I have demonstrated some important similarities and differences between Leibniz, Descartes, and Spinoza on some of the matters involved in Leibniz’s notorious “best of all possible worlds” doctrine. As I mentioned earlier, and as I wrote about previously in dealing with Descartes, the argument boils down to an ontological claim. Just as with Descartes’ argument for the existence of God, Leibniz’s Optimist claim rests on a kind of argumentative trick which involves assuming the definition of God that he has in mind is the correct one, and then arguing from the ontology of that pre-conceived notion. Even granting the rationalists’ definition of God as the unification of all perfections, I am inclined to side with Spinoza’s anti-“pure possibles” argument. The question of the “best possible world” seems to be a moot one. There simply is a world and there seems no reason to imagine that it could have been any different. Furthermore, Leibnizian Optimism seems to have undesirable consequences in practical life, namely encouraging passivity. For, if we believe that “all is for the best in the best of all possible worlds,” why attempt to change anything?

 

 

Works Cited:

Ariew, Roger and Watkins, Eric (ed). Readings in Modern Philosophy, Vol Descartes, Spinoza, Leibniz and Associated Texts. Indianapolis: Hackett Publishing, 2000. [Selections from Descartes’ Meditations on First Philosophy and Spinoza’s Ethics quoted from this source]

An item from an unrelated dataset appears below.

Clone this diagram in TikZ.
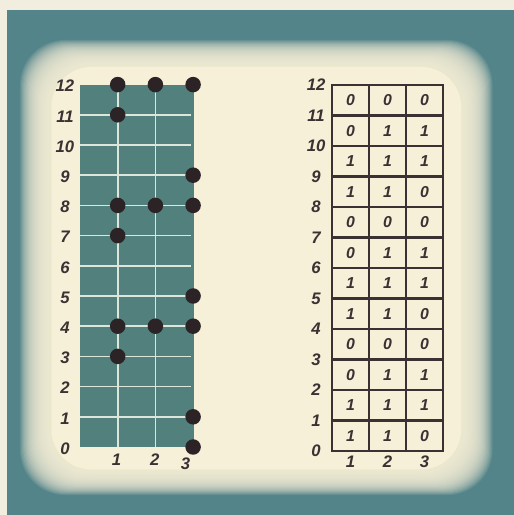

Jolley, Nicholas (ed.) The Cambridge Companion to Leibniz. Cambridge: Cambridge University Press, 1995.

Leibniz, G.W.; Ariew, Roger and Garber, Daniel (ed.). Philosophical Essays. Indianapolis: Hackett Publishing, 1989

Rescher, Nicholas. Leibniz’s Metaphysics of Nature. New York: Springer Press, 1981.

Comment by Alan N. Shapiro:

I think that this is a great essay by my nephew James Shapiro. He has done a lot of important work, and he is a subtle and very logical thinker. Recently I read the novel Nemesis by Philip Roth, where the main character – surrounded by the horrors of a polio outbreak in Newark, New Jersey during the Second World War – doubts the basic tenets of his Jewish upbringing and doubts the existence of God. How can God exist when there is so much suffering and injustice in the world? Similar to Voltaire’s Candide, and to what Jamie (the long-suffering Mets fan) wrote here, this doubting is really the focal point of Roth’s novel. I thought while reading Nemesis that Philip Roth has made an error. Roth’s Error. Didn’t Philip Roth ever read Dostoyevsky? Is Dostoyevsky not part of Philip Roth’s literary culture? You have to take into account the existence of the Devil, as Dostoyevsky did. God is not the only metaphysical power in the universe. The world is a permanent struggle between the forces of good and the forces of evil, between God and the Devil. This is clear in the story of Job in the Bible. God and the Devil are gambling on what is going to happen to Job. God and the Devil play dice with the universe (contra Einstein). My Dostoyevsky-inspired worldview allows me to reconcile the existence of evil in the world with my Walter-Benjamin-like Jewish belief in God and Kabbalah. God is trying awfully hard to make things better (and God sometimes desperately needs our help), but She is up against some very powerful fascist forces. This is also why I like Baudrillard – his ontology takes deeply into account the existence of Evil, the machinations of the Devil. Baudrillard wrote something brilliant about Descartes called The Evil Demon of Images. It is simultaneously an essay on cinema. This small book is hard to find. It was published only in English and only in Australia.